Friday, 16 September 2011

'Soft Deadlock'

Came across a funny situation with a standard worker pool pattern. When the workers had no work to do they basically did this:

1. Lock mutex.
2. Do a cond_timedwait waiting for work. (this has it's own mutex, not the one from above)
3. Unlock mutex.
4. Goto 1. Do not sleep, pass go, collect £200, anything ...

All of which worked fine until I ran it on a single core linux box, at which point a second thread waiting for the lock would occasionally never get it, it would wait, and wait, and never receive the lock, while the worker thread span happily around releasing and acquiring it,a sort of 'soft deadlock' - if you like?

Once I figured out what was going on I stripped it down to a test case and discovered it was happening about half the time, a little more if optimised.

Some weird scheduler problem then.
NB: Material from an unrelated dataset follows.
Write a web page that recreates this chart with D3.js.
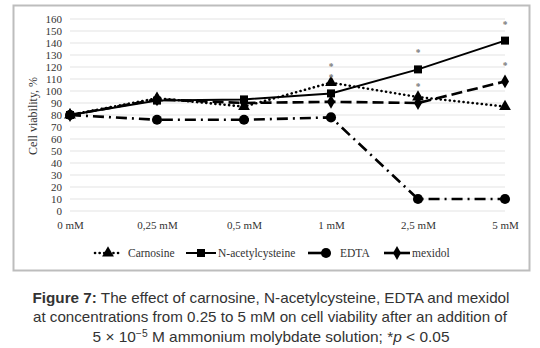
<!DOCTYPE html>
<html>
<head>
<meta charset="utf-8">
<script src="https://cdn.jsdelivr.net/npm/d3@7.9.0/dist/d3.min.js"></script>
<style>
  body { margin: 0; background: #fff; }
  svg { display: block; }
  .caption { font-family: "Liberation Sans", Arial, sans-serif; font-size: 15px; fill: #333; }
</style>
</head>
<body>
<svg id="chart" width="540" height="348"></svg>
<script>
// data
const categories = ['0 mM', '0,25 mM', '0,5 mM', '1 mM', '2,5 mM', '5 mM'];
const carnosine = [80, 94, 87, 107, 95, 87];
const nac = [80, 92, 93, 98, 118, 142];
const edta = [80, 76, 76, 78, 10, 10];
const mexidol = [80, 93, 90, 91, 90, 108];
const yTicks = d3.range(0, 161, 10);
// significance stars: [category index, value]
const stars = [[3, 123], [3, 114], [4, 135], [4, 106], [5, 158], [5, 124]];

const series = [
  { name: 'Carnosine', values: carnosine, dash: '0.1 4.5', cap: 'round', width: 2.6, marker: d3.symbolTriangle, size: 60 },
  { name: 'N-acetylcysteine', values: nac, dash: null, cap: 'butt', width: 2, marker: d3.symbolSquare, size: 64 },
  { name: 'EDTA', values: edta, dash: '11 5 2 5', cap: 'butt', width: 2.6, marker: d3.symbolCircle, size: 80 },
  { name: 'mexidol', values: mexidol, dash: '11 5', cap: 'butt', width: 2.6, marker: d3.symbolDiamond, size: 55 }
];

const svg = d3.select('#chart');
const font = '"Liberation Serif", "Times New Roman", serif';

// outer frame
svg.append('rect')
  .attr('x', 13.5).attr('y', 5.5).attr('width', 516).attr('height', 265)
  .attr('fill', '#fff').attr('stroke', '#bdbdbd').attr('stroke-width', 2);

const x = d3.scalePoint().domain(categories).range([70, 505]);
const y = d3.scaleLinear().domain([0, 160]).range([211, 19]);

// gridlines
svg.append('g').selectAll('line').data(yTicks).join('line')
  .attr('x1', 70).attr('x2', 505)
  .attr('y1', d => y(d)).attr('y2', d => y(d))
  .attr('stroke', '#e3e3e3').attr('stroke-width', 1);

// y axis labels
const yAxis = svg.append('g').attr('transform', 'translate(66,0)')
  .call(d3.axisLeft(y).tickValues(yTicks).tickSize(0).tickPadding(4));
yAxis.select('.domain').remove();
yAxis.selectAll('text').attr('font-family', font).attr('font-size', 11).attr('fill', '#333');

// x axis labels
const xAxis = svg.append('g').attr('transform', 'translate(0,221)')
  .call(d3.axisBottom(x).tickSize(0).tickPadding(0));
xAxis.select('.domain').remove();
xAxis.selectAll('text').attr('font-family', font).attr('font-size', 11).attr('fill', '#333');

// y title
svg.append('text')
  .attr('transform', 'translate(37,116) rotate(-90)')
  .attr('text-anchor', 'middle')
  .attr('font-family', font).attr('font-size', 12).attr('fill', '#333')
  .text('Cell viability, %');

const line = d3.line().x((d, i) => x(categories[i])).y(d => y(d));

series.forEach(s => {
  svg.append('path')
    .attr('d', line(s.values))
    .attr('fill', 'none').attr('stroke', '#000')
    .attr('stroke-width', s.width)
    .attr('stroke-dasharray', s.dash)
    .attr('stroke-linecap', s.cap);
  svg.append('g').selectAll('path').data(s.values).join('path')
    .attr('transform', (d, i) => `translate(${x(categories[i])},${y(d)})`)
    .attr('d', d3.symbol().type(s.marker).size(s.size))
    .attr('fill', '#000');
});

// stars
svg.append('g').selectAll('text').data(stars).join('text')
  .attr('x', d => x(categories[d[0]]))
  .attr('y', d => y(d[1]) + 6.5)
  .attr('text-anchor', 'middle')
  .attr('font-family', font).attr('font-size', 9.5).attr('font-weight', 'bold').attr('fill', '#7a7a7a')
  .text('*');

// legend: line start, line end, marker position, text start
const legendPos = [
  [95, 122, 108, 128],
  [186, 216, 201, 218],
  [308, 326, 326, 340],
  [384, 410, 397, 412]
];
series.forEach((s, i) => {
  const g = svg.append('g');
  const ly = 253;
  const [x0, x1, xm, xt] = legendPos[i];
  g.append('line')
    .attr('x1', x0).attr('x2', x1).attr('y1', ly).attr('y2', ly)
    .attr('stroke', '#000').attr('stroke-width', s.width)
    .attr('stroke-dasharray', s.name === 'Carnosine' ? s.dash : null)
    .attr('stroke-linecap', s.cap);
  g.append('path')
    .attr('transform', `translate(${xm},${ly})`)
    .attr('d', d3.symbol().type(s.marker).size(s.size))
    .attr('fill', '#000');
  g.append('text')
    .attr('x', xt).attr('y', ly + 4)
    .attr('font-family', font).attr('font-size', 11.5).attr('fill', '#333')
    .text(s.name);
});

// caption
const cap = svg.append('g').attr('class', 'caption').attr('text-anchor', 'middle');
const l1 = cap.append('text').attr('x', 271).attr('y', 303).attr('textLength', 477).attr('lengthAdjust', 'spacingAndGlyphs');
l1.append('tspan').attr('font-weight', 'bold').text('Figure 7:');
l1.append('tspan').text(' The effect of carnosine, N-acetylcysteine, EDTA and mexidol');
cap.append('text').attr('x', 270).attr('y', 322).attr('textLength', 474).attr('lengthAdjust', 'spacingAndGlyphs')
  .text('at concentrations from 0.25 to 5 mM on cell viability after an addition of');
const l3 = cap.append('text').attr('x', 271).attr('y', 342).attr('textLength', 357).attr('lengthAdjust', 'spacingAndGlyphs');
l3.append('tspan').text('5 × 10');
l3.append('tspan').attr('dy', -5).attr('font-size', 10).text('−5');
l3.append('tspan').attr('dy', 5).text(' M ammonium molybdate solution; *');
l3.append('tspan').attr('font-style', 'italic').text('p');
l3.append('tspan').text(' < 0.05');
</script>
</body>
</html>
I was under the impression that a thread should yield when it releases a contended mutex but a kernel hacker friend disabused me of that notion, it can do what it likes. Whether or not my waiting thread ever gets the lock is entirely down to luck.

The mutex here is protecting the work sources (including the cond var that the worker is waiting on) which are dynamic and can come and go. The proper solution then is to create some other static secondary work source that is checked between steps 3 and 4 and onto which I can post changes to the primary work sources, but then I would also have to create some response mechanism so that the worker pool knew when it was done and was safe to do the delete - all of which adds complexity and risk to an already complex and risk prone area of the code; all for a code path that will happen very rarely, in fact hardly ever.

Instead I did something truly abhorrent with a volatile flag and a call to sched_yield which I'm not proud of but is unobtrusive and works.

Anyway, an interesting gotcha. Or at least I thought it was interesting.